DeFi

WLFI Governance Vote Passes, But 10 Wallets Controlled 76% of It

sophia_reyes · Mar 16, 2026
Keep reading to earn more!
BUX
Your Earnings +0.0 BUX
WLFI Governance Vote Passes, But 10 Wallets Controlled 76% of It

World Liberty Financial (WLFI), the DeFi project backed by the Trump family, has passed a governance proposal that allows token holders staking at least $5 million worth of WLFI to purchase "direct access" to the project's team.

The vote concluded with 99.12% approval from roughly 1,800 voters, though the distribution of voting power has drawn scrutiny — 76% of the tokens used in the vote came from just 10 wallets.

What the Proposal Actually Does

The newly approved governance proposal establishes a tiered access system within the WLFI ecosystem. Holders who stake $5 million or more in WLFI tokens will be eligible to purchase what the project describes as "direct access" to the World Liberty Financial team. The specifics of what that access entails — whether it includes advisory calls, early product previews, or influence over protocol decisions — remain somewhat vague based on available documentation.

The $5 million threshold effectively limits this access tier to institutional players, whales, or highly capitalized individuals. For a project that has marketed itself around democratizing finance and broadening crypto participation, the high barrier to entry creates a notable tension between messaging and mechanism.

Governance Concentration Raises Questions

While the 99.12% approval rate might appear to signal overwhelming consensus, the underlying data tells a more nuanced story. According to CoinDesk's reporting, 76% of the voting tokens were concentrated in just 10 wallets. That level of concentration means a small group of holders effectively determined the outcome of the vote, regardless of how the remaining 1,790 or so voters cast their ballots.

This dynamic is not unique to WLFI — governance concentration is a well-documented issue across DeFi. Many token-weighted voting systems suffer from plutocratic tendencies where large holders dominate outcomes. However, the degree of concentration here is notable, and it raises legitimate questions about whether WLFI's governance structure functions as a meaningful decision-making process or primarily as a rubber stamp for its largest stakeholders.

76% of the voting tokens came from just 10 wallets out of approximately 1,800 total voters — making the 99.12% approval figure less straightforward than it appears.

The Broader WLFI Context

World Liberty Financial has been one of the more controversial projects in the crypto space since its launch, largely due to its association with former and current U.S. President Donald Trump and the Trump family. WLFI’s governance token debuted in September 2025 with about 24.7 billion WLFI unlocked — roughly 25% of its 100 billion total supply — and opened trading above $0.30, implying a fully diluted valuation in excess of $30 billion at launch.

The token has since traded with significant volume, with a current market cap of roughly $2.7 billion–$2.8 billion and daily trading volumes exceeding $60 million–$86 million, though prices remain well below launch levels.
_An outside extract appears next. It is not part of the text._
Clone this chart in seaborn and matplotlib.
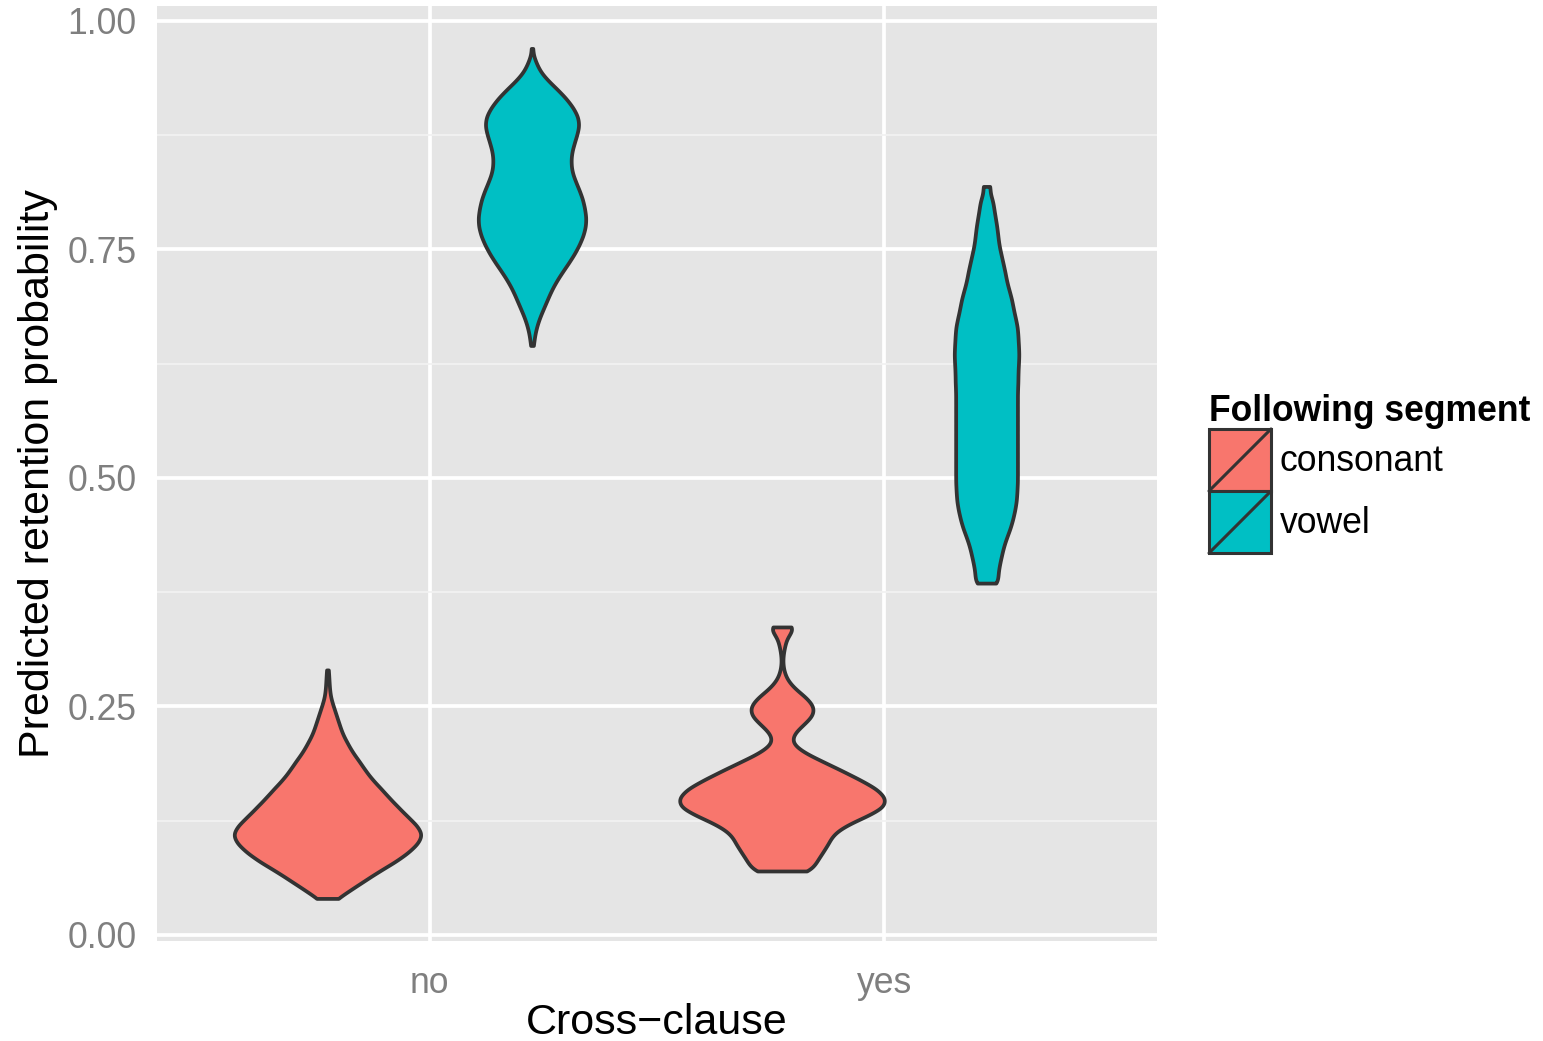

WLFI’s tokenomics and early distribution have drawn ongoing criticism. Large insider allocations — including roughly 22.5 billion WLFI held by Trump‑associated entities — give a small number of wallets outsized influence, while only a fraction of the total supply is actively tradable.

Secondary market performance and liquidity have been subjects of debate among market participants, with analysts highlighting wide bid‑ask spreads and adjustments after early trading surges. The project’s treasury activity has also made headlines, including onchain movements such as a $15.38 million WLFI deposit to major exchanges and a separate $33.7 million withdrawal from Binance, events that are interpreted as strategic liquidity positioning.

The introduction of a paid “direct access” or “Super Node” tier — where holders staking $5 million worth of WLFI gain guaranteed access to certain core team executives — adds another layer to the conversation around WLFI’s governance and business model, raising additional scrutiny from observers.

What to Watch Next

Several open questions remain following the vote's passage. The implementation details of the "direct access" program — including pricing, structure, and what access actually looks like in practice — have yet to be fully disclosed. Whether any of the 10 dominant wallets are affiliated with the WLFI team or Trump family insiders is another area that onchain analysts are likely to examine.

The vote may also attract attention from regulators. The intersection of a politically connected project, a paid access tier, and concentrated governance creates a profile that U.S. regulatory bodies — particularly the SEC and CFTC — may find worth examining, especially as the broader regulatory landscape for DeFi governance tokens remains unsettled.

For now, the proposal is approved and moves toward implementation. How WLFI executes on it, and whether the crypto community accepts the governance process as legitimate, will be the next chapters in this ongoing story.